Хорошее дело — помнишь! Как же можно забыть этого замечательного человека?
— Ты не спрашивай, а говори, в чем дело, — ответил Гавличек.
— Товарищ Ветишка арестован.
Гавличек слушал, широко расставив крепкие ноги и опустив длинные руки. Вот и товарищ Ветишка арестован. И его ждет смерть. Никогда не выпустит гестапо из своих рук такого человека.
Вспомнилась ночь под Новый год. Ветишка, Гавличек и Лукаш слушали у радиоприемника гимн Советского Союза. Ветишка рассказывал о Москве, которую Гавличек никогда не видел.
— Что сказал Ярослав? — спросил Гавличек Марию.
— Надо усилить борьбу, надо непрерывно умножать удары по врагу. Немцы должны понять, что нас не сломишь ничем…
Шел проливной дождь.
Между станционными путями расползались лужи. Яма у поворотного круга до края наполнилась водой. Железнодорожники бродили по участку с накинутыми на голову капюшонами, с их плащей обильными струями обегала вода.
Смеркалось. А дождь все лил и лил, и сквозь его плотную завесу уже трудно было различить очертания станционных построек, фигуры сцепщиков, стрелочников, составителей поездов.

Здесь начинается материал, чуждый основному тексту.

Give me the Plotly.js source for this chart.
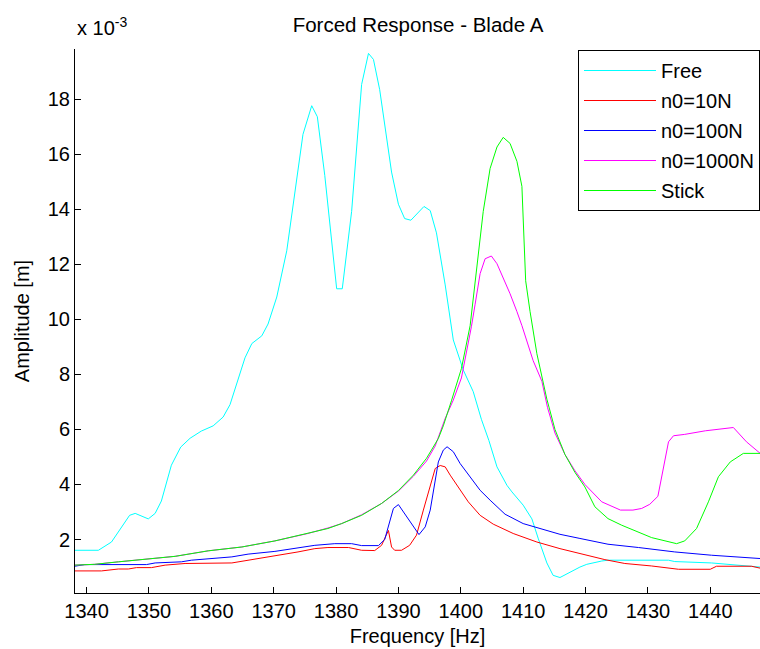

В половине восьмого Слива и Гавличек вывели из депо экипированный танк-паровоз и поставили его в голову состава. Теперь они снова вдвоем водили поезда из Праги на запад, но Зденек уже не спускал глаз со своего помощника и следил за каждым его движением. Сколько ни пытался Гавличек склонить Зденека на свою сторону, напуганный машинист и слушать ничего не хотел.

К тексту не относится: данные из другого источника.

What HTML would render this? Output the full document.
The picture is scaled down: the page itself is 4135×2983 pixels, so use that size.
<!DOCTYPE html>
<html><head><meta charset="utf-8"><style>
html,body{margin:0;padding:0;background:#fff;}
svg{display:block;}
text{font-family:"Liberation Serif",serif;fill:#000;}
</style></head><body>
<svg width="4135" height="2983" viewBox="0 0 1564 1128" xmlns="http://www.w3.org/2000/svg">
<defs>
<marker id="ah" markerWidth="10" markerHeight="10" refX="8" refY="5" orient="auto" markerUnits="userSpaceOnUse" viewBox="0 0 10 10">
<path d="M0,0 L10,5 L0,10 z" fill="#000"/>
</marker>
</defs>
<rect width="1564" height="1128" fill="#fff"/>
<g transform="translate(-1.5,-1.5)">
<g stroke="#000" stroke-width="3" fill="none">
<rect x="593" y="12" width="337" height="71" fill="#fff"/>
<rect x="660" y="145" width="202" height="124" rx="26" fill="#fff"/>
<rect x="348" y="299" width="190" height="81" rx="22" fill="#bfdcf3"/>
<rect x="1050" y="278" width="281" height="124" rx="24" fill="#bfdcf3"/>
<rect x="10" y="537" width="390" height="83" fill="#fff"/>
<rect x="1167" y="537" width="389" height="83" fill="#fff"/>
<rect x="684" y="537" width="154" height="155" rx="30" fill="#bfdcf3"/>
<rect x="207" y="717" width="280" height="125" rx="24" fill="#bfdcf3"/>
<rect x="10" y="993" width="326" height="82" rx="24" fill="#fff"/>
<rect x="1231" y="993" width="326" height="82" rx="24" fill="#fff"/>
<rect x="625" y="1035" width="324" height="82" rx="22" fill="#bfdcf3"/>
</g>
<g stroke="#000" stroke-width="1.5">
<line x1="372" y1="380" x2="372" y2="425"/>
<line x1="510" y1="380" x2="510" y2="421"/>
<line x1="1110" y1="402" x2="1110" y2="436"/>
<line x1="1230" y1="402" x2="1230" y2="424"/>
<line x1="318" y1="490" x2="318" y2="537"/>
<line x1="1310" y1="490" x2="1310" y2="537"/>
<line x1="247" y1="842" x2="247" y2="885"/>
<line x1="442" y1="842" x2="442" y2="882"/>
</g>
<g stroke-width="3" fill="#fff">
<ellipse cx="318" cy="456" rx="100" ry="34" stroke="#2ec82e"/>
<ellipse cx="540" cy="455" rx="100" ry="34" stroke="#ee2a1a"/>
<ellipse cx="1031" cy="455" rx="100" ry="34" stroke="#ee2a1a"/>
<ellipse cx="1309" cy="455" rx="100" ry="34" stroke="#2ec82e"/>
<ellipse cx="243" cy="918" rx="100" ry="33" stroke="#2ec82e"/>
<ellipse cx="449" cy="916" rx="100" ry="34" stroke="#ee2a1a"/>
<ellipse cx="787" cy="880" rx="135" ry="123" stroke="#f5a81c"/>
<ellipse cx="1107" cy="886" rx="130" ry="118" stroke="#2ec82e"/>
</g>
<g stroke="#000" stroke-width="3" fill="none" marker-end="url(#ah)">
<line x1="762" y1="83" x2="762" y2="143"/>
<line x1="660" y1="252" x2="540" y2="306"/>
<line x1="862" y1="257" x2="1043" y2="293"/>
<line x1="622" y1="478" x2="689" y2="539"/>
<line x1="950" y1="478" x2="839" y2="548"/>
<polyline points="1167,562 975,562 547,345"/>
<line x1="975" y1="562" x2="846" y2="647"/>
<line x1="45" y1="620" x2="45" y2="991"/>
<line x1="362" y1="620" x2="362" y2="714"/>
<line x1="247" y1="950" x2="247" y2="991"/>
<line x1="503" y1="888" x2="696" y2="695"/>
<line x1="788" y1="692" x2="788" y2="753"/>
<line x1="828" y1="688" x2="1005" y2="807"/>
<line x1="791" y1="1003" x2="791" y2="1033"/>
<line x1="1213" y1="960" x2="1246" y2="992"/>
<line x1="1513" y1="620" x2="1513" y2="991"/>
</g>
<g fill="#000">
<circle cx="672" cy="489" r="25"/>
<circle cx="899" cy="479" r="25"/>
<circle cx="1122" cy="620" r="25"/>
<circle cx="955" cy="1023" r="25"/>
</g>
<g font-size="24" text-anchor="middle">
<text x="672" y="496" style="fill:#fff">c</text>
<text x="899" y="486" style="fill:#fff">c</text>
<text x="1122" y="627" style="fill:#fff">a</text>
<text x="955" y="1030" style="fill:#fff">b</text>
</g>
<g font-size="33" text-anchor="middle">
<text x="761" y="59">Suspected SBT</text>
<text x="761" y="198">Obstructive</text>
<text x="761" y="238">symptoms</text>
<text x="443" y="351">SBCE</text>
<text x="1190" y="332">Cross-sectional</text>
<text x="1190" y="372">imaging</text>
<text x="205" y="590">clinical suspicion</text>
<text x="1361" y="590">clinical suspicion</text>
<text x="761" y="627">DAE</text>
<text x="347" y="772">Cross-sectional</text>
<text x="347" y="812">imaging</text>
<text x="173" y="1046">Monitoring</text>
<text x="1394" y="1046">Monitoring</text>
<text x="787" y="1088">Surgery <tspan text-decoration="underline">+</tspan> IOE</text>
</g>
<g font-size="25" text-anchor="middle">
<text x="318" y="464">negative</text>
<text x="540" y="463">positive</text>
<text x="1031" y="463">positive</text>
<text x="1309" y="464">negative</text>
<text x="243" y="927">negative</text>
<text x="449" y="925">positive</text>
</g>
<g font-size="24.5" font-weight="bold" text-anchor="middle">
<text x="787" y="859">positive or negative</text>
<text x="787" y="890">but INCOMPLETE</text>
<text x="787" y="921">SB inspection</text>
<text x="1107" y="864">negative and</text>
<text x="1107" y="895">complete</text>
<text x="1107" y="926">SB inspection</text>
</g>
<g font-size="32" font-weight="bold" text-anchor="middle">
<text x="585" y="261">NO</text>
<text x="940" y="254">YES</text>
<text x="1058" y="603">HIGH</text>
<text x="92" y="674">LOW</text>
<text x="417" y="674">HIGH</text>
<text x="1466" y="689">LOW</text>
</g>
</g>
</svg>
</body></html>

Во время последнего рейса Зденек сказал Гавличеку:
— Из тебя человека никогда не выйдет. Как был ты помощником, так им и подохнешь. Паровоза ты не получишь. У тебя в голове не тот ветерок дует. Я вот начал мальчишкой на побегушках, а поднялся до машиниста. А ты…
Гавличек сказал с досадой:
— Эх ты, Зденек! До сих пор не понял: чем выше ты сейчас поднимаешься по работе, тем ниже падаешь как чех.
Слива разразился бранью.
Сегодня он был зол, как черт. Ругал все подряд — погоду, начальство, железнодорожные порядки.

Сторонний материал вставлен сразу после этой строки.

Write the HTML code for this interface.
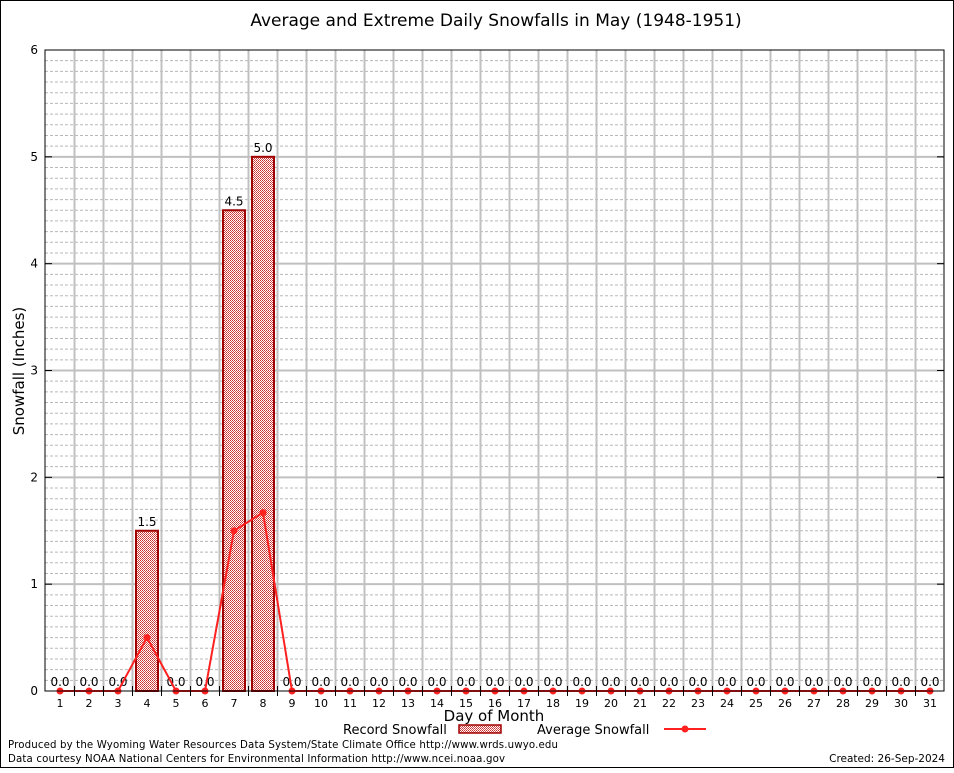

Гавличек молчал. Его не оставляла мысль о Ветишке.
«Прежде всего быть честным человеком, — вспоминал он слова Ветишки, — а потом уже чехом. А каждый честный человек не может оставаться в стороне от борьбы с врагами всего честного».
Гавличек спустился с паровоза, обошел его вокруг, дошел до половины состава. Состав был нагружен самоходными пушками, бронетранспортерами, прожекторами. На каждой тормозной площадке торчали два эсэсовца. Состав направляли в Словакию. Там восстание в разгаре.
Вчера Гавличек слушал передачу свободной радиостанции из Банской Быстрицы. Там закончил свою работу объединительный съезд коммунистической и социал-демократической партий Словакии. Делегаты решали важные вопросы о национализации банков и крупных предприятий, о проведении земельной реформы, усилении партизанской войны.
Поднявшись в паровозную будку, Гавличек спросил, чтобы позлить Сливу:
— Ты слышал, словацкие коммунисты и социал-демократы объединились?
— Пусть себе целуются. Подумаешь, друзья.
— Друзья не друзья, а сумели договориться. Вот выгонят немцев и новые порядки заведут.
Слива плюнул.
— Еще медведя из берлоги не выгнали, а уже шкуру делят.
Главный дал отправление. Гудок паровоза прозвучал в шуме дождя хрипло, с надрывом. Слива положил руку на реверс.
— Трогаем, — сказал он.
Паровоз встряхнулся, закачался из стороны в сторону, осадил состав назад и плавно тронулся с места.
Уже пала ночь, пасмурная и беззвездная. А дождь все шел и шел, и конца ему не было видно.
На первой станции, где паровоз заправлялся водой, к Гавличеку подошел железнодорожник-подпольщик, которого он знал.